Entries with chart source code
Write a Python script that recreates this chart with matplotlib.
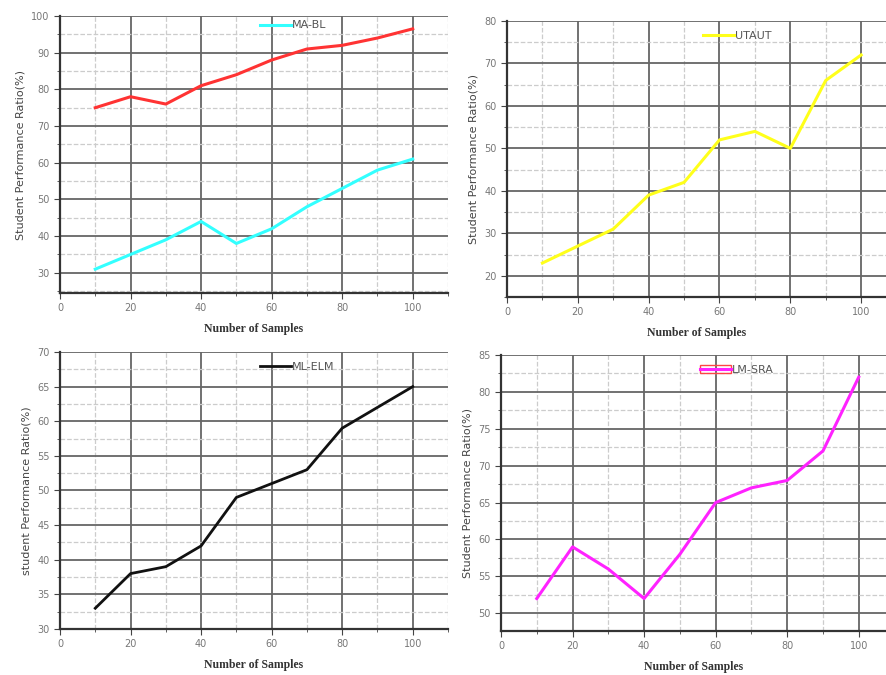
import numpy as np
import matplotlib
matplotlib.use("Agg")
import matplotlib.pyplot as plt
from matplotlib.lines import Line2D
from matplotlib.patches import Rectangle
from matplotlib.ticker import MultipleLocator

# data
samples = [10, 20, 30, 40, 50, 60, 70, 80, 90, 100]
ma_bl_upper = [75, 78, 76, 81, 84, 88, 91, 92, 94, 96.5]
ma_bl = [31, 35, 39, 44, 38, 42, 48, 53, 58, 61]
utaut = [23, 27, 31, 39, 42, 52, 54, 50, 66, 72]
ml_elm = [33, 38, 39, 42, 49, 51, 53, 59, 62, 65]
lm_sra = [52, 59, 56, 52, 58, 65, 67, 68, 72, 82]

tick_col = "#777777"


def style_axes(ax, xmax, ylim, ymajor, ylabel):
    ax.set_xlim(0, xmax)
    ax.set_ylim(*ylim)
    ax.xaxis.set_major_locator(MultipleLocator(20))
    ax.xaxis.set_minor_locator(MultipleLocator(10))
    ax.yaxis.set_major_locator(MultipleLocator(ymajor))
    ax.yaxis.set_minor_locator(MultipleLocator(ymajor / 2))
    ax.grid(True, which="major", color="#666666", linewidth=1.3)
    ax.grid(True, which="minor", color="#cccccc", linestyle="--", linewidth=0.9)
    ax.set_axisbelow(True)
    for s in ["top", "right"]:
        ax.spines[s].set_visible(False)
    for s in ["left", "bottom"]:
        ax.spines[s].set_color("#333333")
        ax.spines[s].set_linewidth(1.6)
    ax.tick_params(which="both", direction="out", colors="#444444",
                   labelcolor=tick_col, labelsize=7)
    ax.tick_params(which="major", length=4)
    ax.tick_params(which="minor", length=2.5)
    ax.set_xlabel("Number of Samples", family="Liberation Serif",
                  fontweight="bold", fontsize=8.5, color="#333333", labelpad=7)
    ax.set_ylabel(ylabel, fontsize=8, color="#444444", labelpad=4)


fig = plt.figure(figsize=(8.87, 6.75), dpi=100)

# top left
ax1 = fig.add_axes([60 / 887, 1 - 293 / 675, 388 / 887, 277 / 675])
ax1.plot(samples, ma_bl_upper, color="#ff3333", linewidth=2.2)
ax1.plot(samples, ma_bl, color="#33ffff", linewidth=2.2, label="MA-BL")
style_axes(ax1, 110, (24.5, 100), 10, "Student Performance Ratio(%)")
ax1.legend(loc="upper left", bbox_to_anchor=(0.49, 1.02), frameon=False,
           fontsize=8, handlelength=2.8, handletextpad=0.1,
           labelcolor="#555555")

# top right
ax2 = fig.add_axes([507 / 887, 1 - 297 / 675, 380 / 887, 276 / 675])
ax2.plot(samples, utaut, color="#ffff1a", linewidth=2.2, label="UTAUT")
style_axes(ax2, 107.3, (15, 80), 10, "Student Performance Ratio(%)")
ax2.legend(loc="upper left", bbox_to_anchor=(0.49, 1.0), frameon=False,
           fontsize=8, handlelength=2.8, handletextpad=0.1,
           labelcolor="#555555")

# bottom left
ax3 = fig.add_axes([60 / 887, 1 - 629 / 675, 388 / 887, 277 / 675])
ax3.plot(samples, ml_elm, color="#111111", linewidth=2.0, label="ML-ELM")
style_axes(ax3, 110, (30, 70), 5, "student Performance Ratio(%)")
ax3.legend(loc="upper left", bbox_to_anchor=(0.49, 1.0), frameon=False,
           fontsize=8, handlelength=2.8, handletextpad=0.1,
           labelcolor="#555555")

# bottom right
ax4 = fig.add_axes([501 / 887, 1 - 631 / 675, 386 / 887, 276 / 675])
ax4.plot(samples, lm_sra, color="#ff22ff", linewidth=2.2)
style_axes(ax4, 107.9, (47.6, 85), 5, "Student Performance Ratio(%)")
h_box = Rectangle((0, 0), 1, 1, facecolor="none", edgecolor="#ff4444", linewidth=1)
h_line = Line2D([], [], color="#ff22ff", linewidth=2.2)
ax4.legend([(h_box, h_line)], ["LM-SRA"], loc="upper left",
           bbox_to_anchor=(0.49, 1.0), frameon=False, fontsize=8,
           handlelength=2.8, handletextpad=0.1, labelcolor="#555555")

fig.savefig("out.png", dpi=100)
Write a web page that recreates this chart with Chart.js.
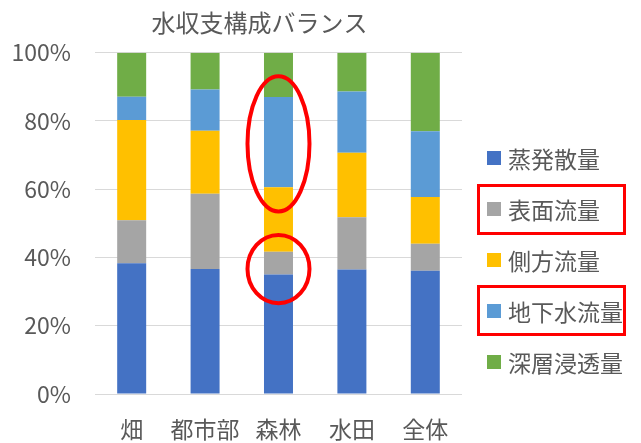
<!DOCTYPE html>
<html>
<head>
<meta charset="utf-8">
<script src="https://cdn.jsdelivr.net/npm/chart.js@4"></script>
<style>
  body { margin: 0; background: #fff; }
  #wrap { position: relative; width: 641px; height: 443px; }
  #legend { position: absolute; left: 477px; top: 133px; width: 149px; font-family: 'Noto Sans CJK JP', 'Noto Sans', sans-serif; font-size: 23px; color: #595959; }
  .item { box-sizing: border-box; height: 50.8px; padding-left: 7px; display: flex; align-items: center; border: 3px solid transparent; white-space: nowrap; }
  .item.boxed { border-color: #FF0000; }
  .sw { width: 14px; height: 14px; margin-right: 7px; flex: none; }
</style>
</head>
<body>
<div id="wrap">
  <canvas id="myChart" width="641" height="443"></canvas>
  <div id="legend"></div>
</div>
<script>
const categories = ['畑', '都市部', '森林', '水田', '全体'];
const seriesNames = ['蒸発散量', '表面流量', '側方流量', '地下水流量', '深層浸透量'];
const evap = [38.3, 36.6, 35.0, 36.5, 36.1];
const surface = [12.6, 22.1, 6.7, 15.3, 7.9];
const lateral = [29.4, 18.4, 18.9, 18.9, 13.7];
const groundwater = [6.8, 12.1, 26.4, 17.9, 19.3];
const deep = [12.9, 10.8, 13.0, 11.4, 23.0];
const yTicks = [0, 20, 40, 60, 80, 100];
const colors = ['#4472C4', '#A5A5A5', '#FFC000', '#5B9BD5', '#70AD47'];

// red marks: ellipses on the 森林 bar (value ranges), boxes round legend items
const ellipses = [[53.5, 93.1], [26.6, 46.6]];
const boxedLegend = [1, 3];

const FONT = "'Noto Sans CJK JP', 'Noto Sans', sans-serif";
const GREY = '#595959';

const marks = {
  id: 'marks',
  afterDraw(chart) {
    const ctx = chart.ctx;
    const area = chart.chartArea;
    ctx.save();
    // title
    ctx.fillStyle = GREY;
    ctx.font = '24px ' + FONT;
    ctx.textAlign = 'center';
    ctx.textBaseline = 'middle';
    ctx.fillText('水収支構成バランス', (area.left + area.right) / 2 - 19, 23);

    ctx.strokeStyle = '#FF0000';
    ctx.lineWidth = 4;
    let cx = chart.scales.x.getPixelForValue(2);
    ellipses.forEach(e => {
      let y1 = chart.scales.y.getPixelForValue(e[1]);
      let y0 = chart.scales.y.getPixelForValue(e[0]);
      ctx.beginPath();
      ctx.ellipse(cx, (y0 + y1) / 2, 31, (y0 - y1) / 2, 0, 0, Math.PI * 2);
      ctx.stroke();
    });
    ctx.restore();
  }
};

// html legend from the datasets
const htmlLegend = {
  id: 'htmlLegend',
  afterUpdate(chart) {
    const box = document.getElementById('legend');
    box.innerHTML = '';
    chart.data.datasets.forEach((ds, i) => {
      const item = document.createElement('div');
      item.className = 'item' + (boxedLegend.includes(i) ? ' boxed' : '');
      const sw = document.createElement('span');
      sw.className = 'sw';
      sw.style.background = ds.backgroundColor;
      const txt = document.createElement('span');
      txt.textContent = ds.label;
      item.appendChild(sw);
      item.appendChild(txt);
      box.appendChild(item);
    });
  }
};

const ctx = document.getElementById('myChart').getContext('2d');
const myChart = new Chart(ctx, {
  type: 'bar',
  data: {
    labels: categories,
    datasets: [evap, surface, lateral, groundwater, deep].map((d, i) => ({
      label: seriesNames[i],
      data: d,
      backgroundColor: colors[i],
      borderWidth: 0,
      categoryPercentage: 1,
      barPercentage: 0.395
    }))
  },
  options: {
    responsive: false,
    animation: false,
    // axis boxes count tick padding twice, so the outer padding goes negative
    layout: { padding: { top: 52.7, left: -12.5, right: 179, bottom: -20.6 } },
    plugins: {
      title: { display: false },
      tooltip: { enabled: false },
      legend: { display: false }
    },
    scales: {
      x: {
        stacked: true,
        grid: { display: false, drawTicks: false },
        border: { display: false },
        ticks: { color: GREY, font: { family: FONT, size: 23 }, padding: 21, maxRotation: 0, autoSkip: false }
      },
      y: {
        stacked: true,
        min: 0,
        max: 100,
        afterBuildTicks: axis => { axis.ticks = yTicks.map(v => ({ value: v })); },
        grid: { color: '#D9D9D9', drawTicks: false },
        border: { display: false },
        ticks: { color: GREY, font: { family: FONT, size: 23 }, padding: 24, callback: v => v + '%' }
      }
    }
  },
  plugins: [marks, htmlLegend]
});
</script>
</body>
</html>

### INSTRUCTION
Starting at the first line of the records above, set down each line exactly through the one that holds "from matplotlib.ticker import MultipleLocator". Omit pictures.

### SOLUTION TO THIS EXERCISE
Write a Python script that recreates this chart with matplotlib.
import numpy as np
import matplotlib
matplotlib.use("Agg")
import matplotlib.pyplot as plt
from matplotlib.lines import Line2D
from matplotlib.patches import Rectangle
from matplotlib.ticker import MultipleLocator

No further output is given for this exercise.